Claro que hay ciertas reglas, por ejemplo, si juntas capacidad con entusiasmo y además aprovechas el momento, tienes más posibilidades de alcanzar el éxito. Por otro lado, si tienes el valor de encarar la realidad sin ponerte demasiadas vendas, también detectarás a tiempo algunas batallas perdidas o aceptarás verdades dolorosas.
Lo anterior ocurre con las ilusiones y los anhelos personales, ¿pero qué pasa cuando ese deseo, esa esperanza, es de un colectivo como lo puede ser un pueblo, una ciudad o un país?
Ayotzinapa representa una esperanza nacional rota. Muchos esperaban, esperábamos, que los 43 normalistas volvieran vivos a sus casas, que fueran ciertas las mantas anunciando que aún no los habían matado y que por un destello de inteligencia o de compasión, los tuvieran con vida.
Cuando comenzaba a ser evidente que no iban a regresar, el padre Solalinde denunció lo que ahora ya aceptó la PGR: además de matarlos los habían incinerado. Sin embargo muchos le pidieron que se callara, pues era una verdad que no deseaban escuchar.
Por otro lado, mientras buscaban a los normalistas aparecieron varias decenas de osamentas enterradas que no eran de ellos y que se convirtieron en números, cuyo anonimato de pronto invisibiliza el drama personal, el terror antes de la muerte de cada una de estos seres humanos, la angustia de las familia y el comienzo de una ilusión imposible de ser cumplida: que mi ser amado, mi hijo, mi madre, mi padre, regrese.
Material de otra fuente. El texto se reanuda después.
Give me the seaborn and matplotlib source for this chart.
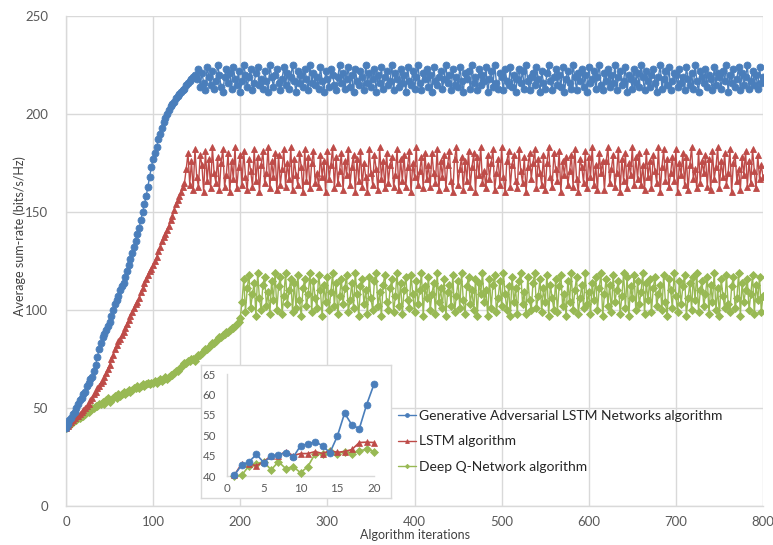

En cada una de estas tumbas masivas está enterrada la justicia, el estado de derecho, la paz de muchas familias y las ilusiones de personas que tuvieron muertes terribles.
Es evidente que para el ahora ex alcalde de Iguala debía ser normal ordenarle a sus policías secuestrar a quienes se le opusieran y entregarlos a la muerte. Tan regulado tenían el método que los subalternos no tuvieron dudas sobre lo que debían hacer ni de los pasos a seguir. Y tan deshumanizados están todos ellos que no tuvieron ningún empacho o remordimiento en cumplir esas órdenes atroces.
El asunto se les escapó de las manos porque la sociedad volvió los ojos a los estudiantes. ¿Cuántos muertos más están enterrados ahí y no han sido localizados? ¿Cuántos otros gobernantes con esas costumbres hay en el resto del país? ¿Qué debemos hacer para que estas masacres paren?
Platicando con amistades y familiares, me encuentro con un discurso derrotista, con la convicción de que el país ya no podrá mejorar, pues este ambiente casi sin ley que nos rodea es producto de una corrupción invencible.
He estado a punto de caer también en el desencanto, sin embargo, por suerte y gracias a mi oficio, últimamente he podido ver a los ojos a muchos niños, y de verdad, los traen cargados de ilusiones e infinitas esperanzas, y entonces vuelvo a creer que un cambio tan rotundo todavía es posible.